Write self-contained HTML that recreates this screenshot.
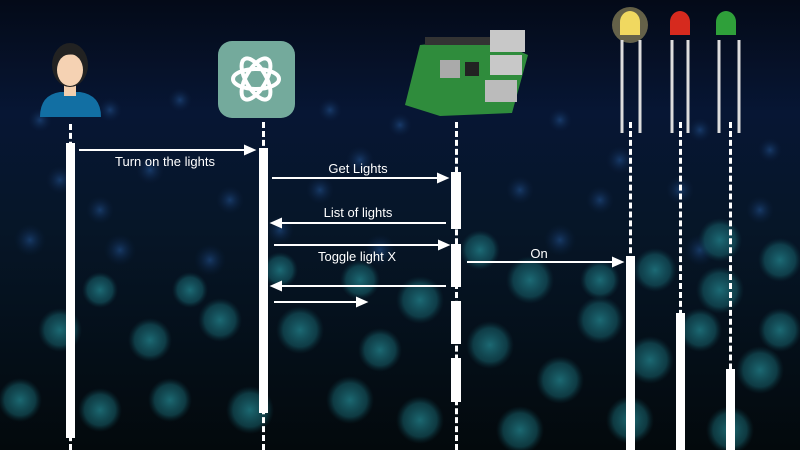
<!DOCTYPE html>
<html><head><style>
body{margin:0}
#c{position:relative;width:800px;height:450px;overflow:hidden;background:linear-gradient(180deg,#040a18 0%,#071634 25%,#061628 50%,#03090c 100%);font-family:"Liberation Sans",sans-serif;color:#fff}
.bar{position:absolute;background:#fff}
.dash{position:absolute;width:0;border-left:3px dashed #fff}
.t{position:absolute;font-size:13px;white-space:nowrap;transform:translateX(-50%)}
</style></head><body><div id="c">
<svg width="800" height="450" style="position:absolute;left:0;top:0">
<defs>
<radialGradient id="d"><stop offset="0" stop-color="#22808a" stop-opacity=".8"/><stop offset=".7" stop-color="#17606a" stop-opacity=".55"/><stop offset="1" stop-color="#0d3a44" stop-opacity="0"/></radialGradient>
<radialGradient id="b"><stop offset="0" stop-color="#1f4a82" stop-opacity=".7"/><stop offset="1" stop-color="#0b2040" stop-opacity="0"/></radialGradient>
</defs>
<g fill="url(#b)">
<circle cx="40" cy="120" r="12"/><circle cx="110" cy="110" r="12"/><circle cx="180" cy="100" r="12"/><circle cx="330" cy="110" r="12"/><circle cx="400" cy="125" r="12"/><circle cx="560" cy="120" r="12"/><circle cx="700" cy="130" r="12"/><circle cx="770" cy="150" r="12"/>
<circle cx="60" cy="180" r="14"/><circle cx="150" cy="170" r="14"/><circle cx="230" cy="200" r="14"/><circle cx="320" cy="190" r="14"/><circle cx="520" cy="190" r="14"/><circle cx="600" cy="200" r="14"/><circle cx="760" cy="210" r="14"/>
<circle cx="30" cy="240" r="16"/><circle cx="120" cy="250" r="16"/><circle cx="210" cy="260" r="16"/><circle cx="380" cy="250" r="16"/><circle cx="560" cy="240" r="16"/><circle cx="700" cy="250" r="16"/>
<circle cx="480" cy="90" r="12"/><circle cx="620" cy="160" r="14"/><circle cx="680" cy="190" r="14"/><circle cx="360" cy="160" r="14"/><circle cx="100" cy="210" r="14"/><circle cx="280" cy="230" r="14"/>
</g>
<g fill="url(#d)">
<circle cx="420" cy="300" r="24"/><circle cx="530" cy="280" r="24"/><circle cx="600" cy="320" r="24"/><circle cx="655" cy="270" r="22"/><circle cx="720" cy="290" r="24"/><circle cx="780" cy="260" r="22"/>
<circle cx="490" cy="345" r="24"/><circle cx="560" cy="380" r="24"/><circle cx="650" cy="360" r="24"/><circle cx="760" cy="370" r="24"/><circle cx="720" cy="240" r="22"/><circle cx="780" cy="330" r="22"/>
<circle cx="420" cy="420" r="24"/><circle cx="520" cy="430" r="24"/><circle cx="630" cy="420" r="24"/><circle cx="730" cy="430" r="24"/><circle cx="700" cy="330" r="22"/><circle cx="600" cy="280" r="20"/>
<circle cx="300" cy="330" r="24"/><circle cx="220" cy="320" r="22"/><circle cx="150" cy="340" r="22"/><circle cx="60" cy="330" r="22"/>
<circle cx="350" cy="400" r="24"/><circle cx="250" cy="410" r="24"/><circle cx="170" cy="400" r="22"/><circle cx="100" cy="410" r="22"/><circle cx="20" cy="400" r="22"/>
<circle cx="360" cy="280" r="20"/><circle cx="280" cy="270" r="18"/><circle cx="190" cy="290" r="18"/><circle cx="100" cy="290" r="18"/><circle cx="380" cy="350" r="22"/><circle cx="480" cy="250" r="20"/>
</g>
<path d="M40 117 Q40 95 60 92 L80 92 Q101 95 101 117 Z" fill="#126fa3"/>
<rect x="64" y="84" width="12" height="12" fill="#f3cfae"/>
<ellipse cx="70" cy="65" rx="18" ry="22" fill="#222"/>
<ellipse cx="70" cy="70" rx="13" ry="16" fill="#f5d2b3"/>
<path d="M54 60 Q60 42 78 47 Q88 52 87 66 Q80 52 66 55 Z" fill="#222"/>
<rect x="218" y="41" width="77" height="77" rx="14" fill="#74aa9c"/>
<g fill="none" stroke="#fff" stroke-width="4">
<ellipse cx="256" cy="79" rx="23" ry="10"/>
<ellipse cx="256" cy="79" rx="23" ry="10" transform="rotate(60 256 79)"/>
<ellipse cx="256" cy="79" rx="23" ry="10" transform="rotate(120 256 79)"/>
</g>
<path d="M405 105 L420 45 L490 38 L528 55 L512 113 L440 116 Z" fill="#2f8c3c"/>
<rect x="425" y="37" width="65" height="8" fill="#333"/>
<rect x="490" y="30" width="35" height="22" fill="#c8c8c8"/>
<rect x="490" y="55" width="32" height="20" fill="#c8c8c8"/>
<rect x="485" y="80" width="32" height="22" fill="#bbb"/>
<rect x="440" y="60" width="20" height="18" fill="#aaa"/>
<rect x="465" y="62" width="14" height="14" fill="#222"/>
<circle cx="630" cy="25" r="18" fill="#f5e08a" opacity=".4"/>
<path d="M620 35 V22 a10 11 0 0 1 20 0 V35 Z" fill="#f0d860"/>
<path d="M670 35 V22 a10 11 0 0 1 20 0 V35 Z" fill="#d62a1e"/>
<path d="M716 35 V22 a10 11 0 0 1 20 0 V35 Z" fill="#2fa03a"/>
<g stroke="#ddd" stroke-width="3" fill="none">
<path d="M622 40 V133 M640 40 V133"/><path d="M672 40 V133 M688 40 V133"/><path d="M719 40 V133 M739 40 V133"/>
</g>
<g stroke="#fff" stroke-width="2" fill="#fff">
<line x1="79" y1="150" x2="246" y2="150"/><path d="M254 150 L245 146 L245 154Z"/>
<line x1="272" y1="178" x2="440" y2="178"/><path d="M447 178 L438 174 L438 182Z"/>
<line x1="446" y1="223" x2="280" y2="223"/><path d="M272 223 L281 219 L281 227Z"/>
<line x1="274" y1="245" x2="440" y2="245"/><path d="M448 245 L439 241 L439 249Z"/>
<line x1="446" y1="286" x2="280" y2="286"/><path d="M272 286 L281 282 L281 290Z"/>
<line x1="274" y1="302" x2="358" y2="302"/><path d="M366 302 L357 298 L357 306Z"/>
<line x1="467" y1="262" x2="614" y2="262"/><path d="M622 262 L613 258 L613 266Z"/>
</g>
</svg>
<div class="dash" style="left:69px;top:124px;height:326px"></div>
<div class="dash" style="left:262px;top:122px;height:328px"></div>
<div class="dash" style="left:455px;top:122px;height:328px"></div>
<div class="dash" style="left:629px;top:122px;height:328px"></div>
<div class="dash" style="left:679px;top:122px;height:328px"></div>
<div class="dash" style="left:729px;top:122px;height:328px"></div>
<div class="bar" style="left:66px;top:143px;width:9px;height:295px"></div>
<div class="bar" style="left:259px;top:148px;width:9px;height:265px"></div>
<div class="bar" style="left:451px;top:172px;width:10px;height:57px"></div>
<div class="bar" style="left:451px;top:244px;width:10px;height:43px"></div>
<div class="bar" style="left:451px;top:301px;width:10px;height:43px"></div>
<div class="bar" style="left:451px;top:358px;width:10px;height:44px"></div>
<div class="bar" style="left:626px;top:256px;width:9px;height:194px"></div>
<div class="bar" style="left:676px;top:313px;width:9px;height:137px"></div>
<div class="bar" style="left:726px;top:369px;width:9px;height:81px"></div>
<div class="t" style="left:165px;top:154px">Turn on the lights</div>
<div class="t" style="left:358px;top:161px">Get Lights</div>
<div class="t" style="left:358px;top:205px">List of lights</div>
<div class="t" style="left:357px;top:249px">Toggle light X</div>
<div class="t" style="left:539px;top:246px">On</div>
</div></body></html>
----------
▸ **EXERCISE**
In the copy, include no pictures; restate the listing above exactly.

▸ **REPLY TO THE EXERCISE**
Write self-contained HTML that recreates this screenshot.
<!DOCTYPE html>
<html><head><style>
body{margin:0}
#c{position:relative;width:800px;height:450px;overflow:hidden;background:linear-gradient(180deg,#040a18 0%,#071634 25%,#061628 50%,#03090c 100%);font-family:"Liberation Sans",sans-serif;color:#fff}
.bar{position:absolute;background:#fff}
.dash{position:absolute;width:0;border-left:3px dashed #fff}
.t{position:absolute;font-size:13px;white-space:nowrap;transform:translateX(-50%)}
</style></head><body><div id="c">
<svg width="800" height="450" style="position:absolute;left:0;top:0">
<defs>
<radialGradient id="d"><stop offset="0" stop-color="#22808a" stop-opacity=".8"/><stop offset=".7" stop-color="#17606a" stop-opacity=".55"/><stop offset="1" stop-color="#0d3a44" stop-opacity="0"/></radialGradient>
<radialGradient id="b"><stop offset="0" stop-color="#1f4a82" stop-opacity=".7"/><stop offset="1" stop-color="#0b2040" stop-opacity="0"/></radialGradient>
</defs>
<g fill="url(#b)">
<circle cx="40" cy="120" r="12"/><circle cx="110" cy="110" r="12"/><circle cx="180" cy="100" r="12"/><circle cx="330" cy="110" r="12"/><circle cx="400" cy="125" r="12"/><circle cx="560" cy="120" r="12"/><circle cx="700" cy="130" r="12"/><circle cx="770" cy="150" r="12"/>
<circle cx="60" cy="180" r="14"/><circle cx="150" cy="170" r="14"/><circle cx="230" cy="200" r="14"/><circle cx="320" cy="190" r="14"/><circle cx="520" cy="190" r="14"/><circle cx="600" cy="200" r="14"/><circle cx="760" cy="210" r="14"/>
<circle cx="30" cy="240" r="16"/><circle cx="120" cy="250" r="16"/><circle cx="210" cy="260" r="16"/><circle cx="380" cy="250" r="16"/><circle cx="560" cy="240" r="16"/><circle cx="700" cy="250" r="16"/>
<circle cx="480" cy="90" r="12"/><circle cx="620" cy="160" r="14"/><circle cx="680" cy="190" r="14"/><circle cx="360" cy="160" r="14"/><circle cx="100" cy="210" r="14"/><circle cx="280" cy="230" r="14"/>
</g>
<g fill="url(#d)">
<circle cx="420" cy="300" r="24"/><circle cx="530" cy="280" r="24"/><circle cx="600" cy="320" r="24"/><circle cx="655" cy="270" r="22"/><circle cx="720" cy="290" r="24"/><circle cx="780" cy="260" r="22"/>
<circle cx="490" cy="345" r="24"/><circle cx="560" cy="380" r="24"/><circle cx="650" cy="360" r="24"/><circle cx="760" cy="370" r="24"/><circle cx="720" cy="240" r="22"/><circle cx="780" cy="330" r="22"/>
<circle cx="420" cy="420" r="24"/><circle cx="520" cy="430" r="24"/><circle cx="630" cy="420" r="24"/><circle cx="730" cy="430" r="24"/><circle cx="700" cy="330" r="22"/><circle cx="600" cy="280" r="20"/>
<circle cx="300" cy="330" r="24"/><circle cx="220" cy="320" r="22"/><circle cx="150" cy="340" r="22"/><circle cx="60" cy="330" r="22"/>
<circle cx="350" cy="400" r="24"/><circle cx="250" cy="410" r="24"/><circle cx="170" cy="400" r="22"/><circle cx="100" cy="410" r="22"/><circle cx="20" cy="400" r="22"/>
<circle cx="360" cy="280" r="20"/><circle cx="280" cy="270" r="18"/><circle cx="190" cy="290" r="18"/><circle cx="100" cy="290" r="18"/><circle cx="380" cy="350" r="22"/><circle cx="480" cy="250" r="20"/>
</g>
<path d="M40 117 Q40 95 60 92 L80 92 Q101 95 101 117 Z" fill="#126fa3"/>
<rect x="64" y="84" width="12" height="12" fill="#f3cfae"/>
<ellipse cx="70" cy="65" rx="18" ry="22" fill="#222"/>
<ellipse cx="70" cy="70" rx="13" ry="16" fill="#f5d2b3"/>
<path d="M54 60 Q60 42 78 47 Q88 52 87 66 Q80 52 66 55 Z" fill="#222"/>
<rect x="218" y="41" width="77" height="77" rx="14" fill="#74aa9c"/>
<g fill="none" stroke="#fff" stroke-width="4">
<ellipse cx="256" cy="79" rx="23" ry="10"/>
<ellipse cx="256" cy="79" rx="23" ry="10" transform="rotate(60 256 79)"/>
<ellipse cx="256" cy="79" rx="23" ry="10" transform="rotate(120 256 79)"/>
</g>
<path d="M405 105 L420 45 L490 38 L528 55 L512 113 L440 116 Z" fill="#2f8c3c"/>
<rect x="425" y="37" width="65" height="8" fill="#333"/>
<rect x="490" y="30" width="35" height="22" fill="#c8c8c8"/>
<rect x="490" y="55" width="32" height="20" fill="#c8c8c8"/>
<rect x="485" y="80" width="32" height="22" fill="#bbb"/>
<rect x="440" y="60" width="20" height="18" fill="#aaa"/>
<rect x="465" y="62" width="14" height="14" fill="#222"/>
<circle cx="630" cy="25" r="18" fill="#f5e08a" opacity=".4"/>
<path d="M620 35 V22 a10 11 0 0 1 20 0 V35 Z" fill="#f0d860"/>
<path d="M670 35 V22 a10 11 0 0 1 20 0 V35 Z" fill="#d62a1e"/>
<path d="M716 35 V22 a10 11 0 0 1 20 0 V35 Z" fill="#2fa03a"/>
<g stroke="#ddd" stroke-width="3" fill="none">
<path d="M622 40 V133 M640 40 V133"/><path d="M672 40 V133 M688 40 V133"/><path d="M719 40 V133 M739 40 V133"/>
</g>
<g stroke="#fff" stroke-width="2" fill="#fff">
<line x1="79" y1="150" x2="246" y2="150"/><path d="M254 150 L245 146 L245 154Z"/>
<line x1="272" y1="178" x2="440" y2="178"/><path d="M447 178 L438 174 L438 182Z"/>
<line x1="446" y1="223" x2="280" y2="223"/><path d="M272 223 L281 219 L281 227Z"/>
<line x1="274" y1="245" x2="440" y2="245"/><path d="M448 245 L439 241 L439 249Z"/>
<line x1="446" y1="286" x2="280" y2="286"/><path d="M272 286 L281 282 L281 290Z"/>
<line x1="274" y1="302" x2="358" y2="302"/><path d="M366 302 L357 298 L357 306Z"/>
<line x1="467" y1="262" x2="614" y2="262"/><path d="M622 262 L613 258 L613 266Z"/>
</g>
</svg>
<div class="dash" style="left:69px;top:124px;height:326px"></div>
<div class="dash" style="left:262px;top:122px;height:328px"></div>
<div class="dash" style="left:455px;top:122px;height:328px"></div>
<div class="dash" style="left:629px;top:122px;height:328px"></div>
<div class="dash" style="left:679px;top:122px;height:328px"></div>
<div class="dash" style="left:729px;top:122px;height:328px"></div>
<div class="bar" style="left:66px;top:143px;width:9px;height:295px"></div>
<div class="bar" style="left:259px;top:148px;width:9px;height:265px"></div>
<div class="bar" style="left:451px;top:172px;width:10px;height:57px"></div>
<div class="bar" style="left:451px;top:244px;width:10px;height:43px"></div>
<div class="bar" style="left:451px;top:301px;width:10px;height:43px"></div>
<div class="bar" style="left:451px;top:358px;width:10px;height:44px"></div>
<div class="bar" style="left:626px;top:256px;width:9px;height:194px"></div>
<div class="bar" style="left:676px;top:313px;width:9px;height:137px"></div>
<div class="bar" style="left:726px;top:369px;width:9px;height:81px"></div>
<div class="t" style="left:165px;top:154px">Turn on the lights</div>
<div class="t" style="left:358px;top:161px">Get Lights</div>
<div class="t" style="left:358px;top:205px">List of lights</div>
<div class="t" style="left:357px;top:249px">Toggle light X</div>
<div class="t" style="left:539px;top:246px">On</div>
</div></body></html>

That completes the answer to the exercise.